I have in front of me a beautiful book of photographs called “Pioneers in Education;” It’s about National-Louis University where I spoke a few weeks ago. The authors note that the nation’s founders valued education from the start. Thus the founding in 1636 of Harvard, then Yale, Princeton, Dartmouth, Brown, and Columbia—all before the American Revolution. But education for “the masses”? (Or women, or people of color? Almost zilch.)
The idea of educating everyone—universally and freely—is not as ancient as I am. When I was born in 1931 a majority of Americans had not dropped into high school.
It wasn’t and isn’t the poor who, ala Bloomberg, failed to “value” education. It was those with far more power and resources who made the rules that kept them out. It took an enormous battle, led by labor unions and do-gooders, on behalf of our natural thirst for knowledge and self-respect. How dare the elite question the value others placed on getting a good education for their children? But it is part of our shared history to do so.
Even the “pioneers” honored in the book above cheered the move of the predecessor of National-Louis University (to quote the blurb) “from the dangerous South Side of Chicago to beautiful Evanston.”
And it’s not a lot better now. Visit Evanston and then Chicago’s South Side. Our schools of education have done a lot to try to “convert” teachers to a greater understanding—even empathy—for those they serve. But their work requires uncovering generations of put-downs and deeply entrenched beliefs that are reinforced by the difficulties teachers face in classrooms and schools. The humiliations of being a K-8 teacher or even a K-12 teacher when I entered the field in 1963 were constant. The one hope for self-respect lay behind closed doors in a world of children. We’ve opened the doors, making teachers more vulnerable, not less.

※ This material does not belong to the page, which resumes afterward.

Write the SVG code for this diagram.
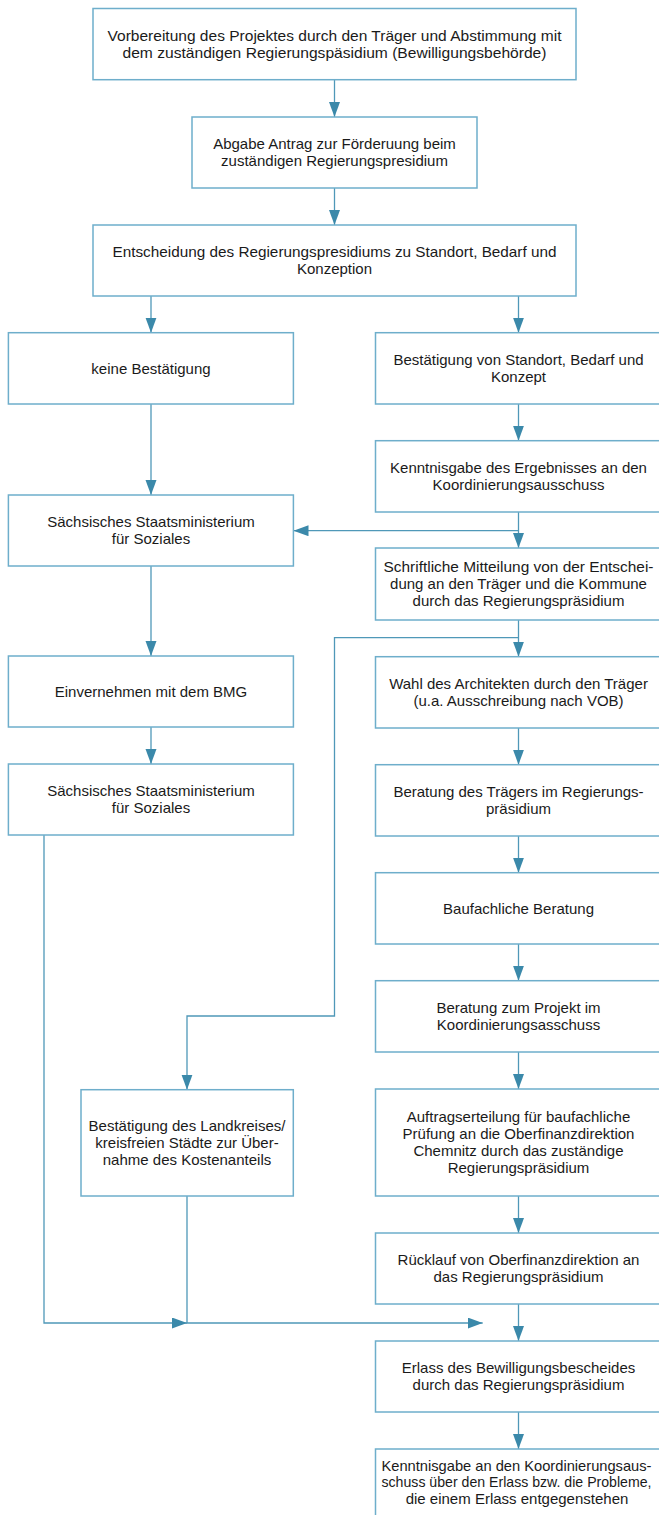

Organizing unions a half-century ago helped us, but it takes two sides to produce contracts. Contracts adapted themselves to the top-down model in place as often as they fought against it. Insubordination remained the mortal sin. Strikes were illegal, and until the late 1960s few K-6 teachers were militant, accustomed as they were to both “children first” rhetoric and being treated like children.
As the historian of our schools, have I got it wrong, Diane? Do you think we can we overcome this history? Probably only if we have the patience not to expect miracles and the impatient knowledge that schooling’s liberating message can resonate inside and outside the classroom.
Schools can’t offer all children a decent living. There aren’t enough chairs to go around. But we can argue that making sense of the world, having greater knowledge and skill, and the self-confidence and self-respect to stand up for oneself are worthwhile—regardless. Such faith won’t overcome the odds of getting the empty chair when the music stops, but it will make life more interesting and maybe get us thinking together about what must change.
That’s what we struggled to provide in the public schools my colleagues and I invented 20 to 40 years ago. We succeeded, and hundreds popped up. But friendly foundations and corporate “allies” were seeking faster solutions. They dismissed us as utopian and small scale. Perhaps they also dismissed us because our definition of “achievement” was both grander and more reliable than test scores.
Maybe it isn’t in the stars. But only as schools treat adults—parents and teachers—as respected citizens of the school community can we expect them to turn out kids who see themselves as citizens of the larger society. Only such citizens can protect democracy, much less our planet!
I’m embarrassed to admit—I actually believe this.